Barton's wife testified that Vann "threw [Barton] up against the counter like a linebacker." Barton said Vann "lifted [him] up with his elbows underneath [his] body and [his] arm and literally picked [him] up and slammed [him] up against [the] kitchen cupboards, at which point all of the other officers, like ants, followed in" and "surrounded" him. When Vann told Barton to put his hands behind his back so he could be handcuffed, Barton said he could not do that because of a shoulder injury. According to Barton, Vann then "grabbed both of [his] wrists and took them both behind [his] back," "shoved them both together," and "put the handcuffs on [him] as tight as he possibly could."
At that point, by Barton's account, Vann "shoved" him out the door, down the front steps, and into a patrol car, which took him to the police station, where he was strip-searched and detained for three hours before he was released on bail.
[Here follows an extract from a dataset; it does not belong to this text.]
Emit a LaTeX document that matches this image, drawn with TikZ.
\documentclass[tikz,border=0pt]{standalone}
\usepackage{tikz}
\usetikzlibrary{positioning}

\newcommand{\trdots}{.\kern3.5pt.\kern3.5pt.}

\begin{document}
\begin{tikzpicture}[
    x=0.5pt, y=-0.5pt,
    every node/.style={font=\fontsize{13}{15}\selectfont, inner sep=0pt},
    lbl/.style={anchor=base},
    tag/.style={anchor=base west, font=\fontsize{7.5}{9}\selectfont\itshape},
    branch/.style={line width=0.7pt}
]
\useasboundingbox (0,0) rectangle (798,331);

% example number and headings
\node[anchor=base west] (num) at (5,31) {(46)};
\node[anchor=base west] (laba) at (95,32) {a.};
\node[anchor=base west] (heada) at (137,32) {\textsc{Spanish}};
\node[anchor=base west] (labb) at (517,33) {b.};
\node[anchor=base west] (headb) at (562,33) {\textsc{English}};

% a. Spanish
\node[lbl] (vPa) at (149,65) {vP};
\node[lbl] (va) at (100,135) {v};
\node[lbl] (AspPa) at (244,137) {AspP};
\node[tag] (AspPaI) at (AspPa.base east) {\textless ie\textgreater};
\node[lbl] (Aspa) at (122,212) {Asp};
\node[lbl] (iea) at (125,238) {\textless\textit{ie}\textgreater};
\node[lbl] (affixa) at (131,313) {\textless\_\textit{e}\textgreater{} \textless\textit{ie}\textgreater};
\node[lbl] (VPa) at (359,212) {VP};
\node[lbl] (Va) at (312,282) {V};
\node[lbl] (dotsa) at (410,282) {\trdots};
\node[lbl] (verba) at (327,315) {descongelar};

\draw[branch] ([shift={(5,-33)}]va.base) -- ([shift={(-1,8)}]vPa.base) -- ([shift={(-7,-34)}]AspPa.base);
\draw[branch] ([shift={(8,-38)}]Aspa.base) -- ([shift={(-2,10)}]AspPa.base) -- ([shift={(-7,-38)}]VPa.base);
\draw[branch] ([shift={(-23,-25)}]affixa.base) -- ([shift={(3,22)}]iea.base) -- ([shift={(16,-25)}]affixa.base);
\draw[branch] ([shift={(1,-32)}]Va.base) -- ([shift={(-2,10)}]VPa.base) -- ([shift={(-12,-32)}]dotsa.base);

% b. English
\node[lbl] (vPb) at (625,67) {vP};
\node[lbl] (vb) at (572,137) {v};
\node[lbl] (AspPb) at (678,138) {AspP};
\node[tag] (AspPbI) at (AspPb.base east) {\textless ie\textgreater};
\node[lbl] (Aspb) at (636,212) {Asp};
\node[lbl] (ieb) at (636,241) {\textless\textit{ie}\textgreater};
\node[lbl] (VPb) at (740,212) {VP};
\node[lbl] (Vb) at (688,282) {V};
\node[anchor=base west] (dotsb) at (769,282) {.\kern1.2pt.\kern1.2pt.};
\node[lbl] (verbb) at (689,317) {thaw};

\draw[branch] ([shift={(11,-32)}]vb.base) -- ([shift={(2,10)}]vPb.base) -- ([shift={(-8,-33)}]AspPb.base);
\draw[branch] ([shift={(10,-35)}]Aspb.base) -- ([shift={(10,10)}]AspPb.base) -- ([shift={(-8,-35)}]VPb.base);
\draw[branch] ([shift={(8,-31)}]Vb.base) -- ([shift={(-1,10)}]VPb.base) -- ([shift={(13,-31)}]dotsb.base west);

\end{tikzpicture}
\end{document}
Barton testified that Vann's rough handling aggravated his shoulder injury and left him with cuts on his wrists for several days.
Barton sued Vann under 42 USC 1983, which allows people to recover damages when a government official violates their constitutional rights under color of law. Barton argued that Vann illegally entered his home without a warrant, arrested him without probable cause, and used excessive force during the arrest. Vann claimed he was protected by qualified immunity, and U.S. District Judge George Caram Steeh III granted his motion for summary judgment.
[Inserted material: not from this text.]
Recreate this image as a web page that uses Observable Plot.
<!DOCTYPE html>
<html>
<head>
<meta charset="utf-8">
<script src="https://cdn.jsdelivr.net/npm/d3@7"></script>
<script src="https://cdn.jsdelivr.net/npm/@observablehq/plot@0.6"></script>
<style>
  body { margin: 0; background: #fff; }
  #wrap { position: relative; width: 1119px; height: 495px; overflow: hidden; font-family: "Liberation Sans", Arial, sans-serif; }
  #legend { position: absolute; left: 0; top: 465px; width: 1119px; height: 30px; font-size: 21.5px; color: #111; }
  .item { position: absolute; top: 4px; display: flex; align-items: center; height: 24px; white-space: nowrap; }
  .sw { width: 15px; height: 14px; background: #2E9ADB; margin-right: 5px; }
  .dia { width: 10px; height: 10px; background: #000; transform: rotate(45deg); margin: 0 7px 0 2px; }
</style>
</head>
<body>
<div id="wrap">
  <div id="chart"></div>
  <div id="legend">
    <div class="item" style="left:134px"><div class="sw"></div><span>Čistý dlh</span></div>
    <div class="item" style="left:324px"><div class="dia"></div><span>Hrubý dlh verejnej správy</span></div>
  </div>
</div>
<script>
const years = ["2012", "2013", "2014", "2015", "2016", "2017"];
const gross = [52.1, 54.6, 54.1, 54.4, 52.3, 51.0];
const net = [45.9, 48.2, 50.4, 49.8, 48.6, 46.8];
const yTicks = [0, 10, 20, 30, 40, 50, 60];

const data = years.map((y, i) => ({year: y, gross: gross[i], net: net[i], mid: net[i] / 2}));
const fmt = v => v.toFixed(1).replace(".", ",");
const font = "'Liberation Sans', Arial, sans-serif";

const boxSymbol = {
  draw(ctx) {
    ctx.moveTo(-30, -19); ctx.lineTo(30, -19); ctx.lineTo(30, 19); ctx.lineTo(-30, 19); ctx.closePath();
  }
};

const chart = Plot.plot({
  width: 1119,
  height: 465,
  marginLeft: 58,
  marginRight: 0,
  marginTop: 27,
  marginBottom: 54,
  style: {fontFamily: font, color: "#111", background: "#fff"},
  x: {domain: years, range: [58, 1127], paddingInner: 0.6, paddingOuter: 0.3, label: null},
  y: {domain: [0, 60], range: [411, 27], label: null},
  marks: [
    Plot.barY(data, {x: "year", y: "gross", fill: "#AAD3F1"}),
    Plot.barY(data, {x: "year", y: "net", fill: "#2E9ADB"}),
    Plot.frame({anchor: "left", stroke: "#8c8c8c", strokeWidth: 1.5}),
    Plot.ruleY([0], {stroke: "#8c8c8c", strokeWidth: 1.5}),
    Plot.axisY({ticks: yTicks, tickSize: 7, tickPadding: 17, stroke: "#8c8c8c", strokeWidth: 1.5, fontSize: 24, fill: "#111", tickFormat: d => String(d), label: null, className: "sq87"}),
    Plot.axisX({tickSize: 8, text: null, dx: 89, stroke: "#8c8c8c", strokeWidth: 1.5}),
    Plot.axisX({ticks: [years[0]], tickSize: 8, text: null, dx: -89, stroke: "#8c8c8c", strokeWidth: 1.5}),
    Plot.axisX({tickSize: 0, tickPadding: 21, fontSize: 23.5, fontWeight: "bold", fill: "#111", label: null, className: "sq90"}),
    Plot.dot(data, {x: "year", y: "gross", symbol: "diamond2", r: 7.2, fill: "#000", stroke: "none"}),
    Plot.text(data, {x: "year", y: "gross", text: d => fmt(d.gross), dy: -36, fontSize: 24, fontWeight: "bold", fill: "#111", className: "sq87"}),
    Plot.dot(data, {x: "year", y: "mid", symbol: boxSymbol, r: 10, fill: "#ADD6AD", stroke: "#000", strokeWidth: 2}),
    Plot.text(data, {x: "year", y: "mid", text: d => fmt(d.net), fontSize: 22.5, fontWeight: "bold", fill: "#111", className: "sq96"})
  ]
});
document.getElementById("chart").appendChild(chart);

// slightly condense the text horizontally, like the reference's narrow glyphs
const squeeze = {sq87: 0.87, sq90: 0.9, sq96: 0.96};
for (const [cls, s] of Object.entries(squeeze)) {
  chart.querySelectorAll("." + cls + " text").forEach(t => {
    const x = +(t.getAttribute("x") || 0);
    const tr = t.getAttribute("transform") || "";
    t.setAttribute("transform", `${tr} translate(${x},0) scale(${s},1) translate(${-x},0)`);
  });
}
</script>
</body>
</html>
Steeh concluded that Vann was justified in entering the home based on "exigent circumstances," since "it was reasonable for Officer Vann to believe that Barton was armed, and that he was willing to use his weapon to harm the officers or others." Steeh also concluded that "Officer Vann had probable cause to believe that Barton had violated a local animal cruelty ordinance" and that "Barton fails to create a genuine issue of material fact on his excessive force claim" because he did not present sufficient evidence that Vann injured him during the arrest.
A unanimous 6th Circuit panel of three judges saw things differently. "Based on the facts alleged and the evidence produced, viewed in the light most favorable to Barton, a reasonable juror could find that Vann violated Barton's Fourth Amendment rights to freedom from warrantless entry into his home, use of excessive force, and arrest without probable cause," Judge Julia Smith Gibbons wrote. "These violations were of clearly established law." The court therefore rejected Vann's claim of qualified immunity.
"Without additional evidence of a threat against the police or bystanders, a report of an armed suspect inside his home does not justify warrantless entry," Gibbons observed. "Here, the only threat Barton made was that 'the next time [he saw] a cat in [his] yard attacking [his] children, it [would] be a dead one.' And when Manchester questioned Barton about the incident, prior to Vann's warantless entry, Barton told Manchester that he had shot at a trampoline pole with a BB gun, not the marauding cat. Vann never heard Barton threaten the officers or any neighbors. Vann never observed Barton with a weapon. Vann never suspected that someone inside the house was in peril. And Vann did not see any evidence of an injured animal."
Regarding the arrest, "a phone call reporting criminal activity, without any corroborating information, does not provide probable cause for an arrest," the 6th Circuit said. "Information from a caller [who] is not an eyewitness to the events lacks indicia of trustworthiness and reliability….Based on the information Vann had at the time, including the exculpatory statement offered by Barton, no reasonable officer would have concluded that there was probable cause for arrest."
As for the claim of excessive force, "Barton has presented sufficient evidence to create a genuine issue of material fact as to whether Vann's use of force was reasonable," Gibbons wrote. "It would be clear to a reasonable officer that the amount of force used by Vann against Barton was unlawful. First, Barton was being arrested for animal cruelty, not a crime that would justify the amount of force used here. It was contested as to whether Barton shot the cat, and even if he did, whether he would have been justified in doing so given the attack on his daughter. There was no threat to human safety from Barton's actions. Second, Barton did not pose an immediate threat to the safety of the officers or others….Third, the facts do not suggest that Barton was resisting arrest or attempting to flee."
After Barton was handcuffed, he claimed, Vann "tossed [him] down" the steps of his front porch toward Manchester. "Vann was on notice that his conduct was a violation of Barton's constitutional right to be free from excessive use of force," Gibbons wrote, "as it was obvious that Vann could not shove a handcuffed detainee off a front porch about three feet off the ground when there was no threat to the safety of the officers or others."
Many qualified immunity decisions involve disputes about whether a right was clearly established. As Fifth Circuit Judge Don Willett has observed, "qualified immunity smacks of unqualified impunity, letting public officials duck consequences for bad behavior—no matter how palpably unreasonable—as long as they were the first to behave badly." Worse, courts often rule that a right allegedly violated by police was not clearly established without deciding whether their actions were unconstitutional. That approach creates a "Catch-22," Willett said, because "plaintiffs must produce precedent even as fewer courts are producing precedent" and "important constitutional questions go unanswered precisely because those questions are yet unanswered."
In this case, by contrast, the disagreement between Steeh and the 7th Circuit hinged on the proper application of well-established law to the facts of the incident. Even if Vann had not claimed qualified immunity, Steeh might still have held that he was entitled to summary judgment under Rule 56 because Barton's allegations were insufficient as a matter of law.
If Barton ultimately persuades a jury that Vann violated his rights (or if the case is settled out of court), Vann almost certainly will not be personally on the hook for any payout. After investigating the practices of 81 law enforcement agencies, UCLA law professor Joanna Schwartz found that "police officers are virtually always indemnified" in civil rights cases. During the period she studied, "governments paid approximately 99.98% of the dollars that plaintiffs recovered in lawsuits alleging civil rights violations by law enforcement."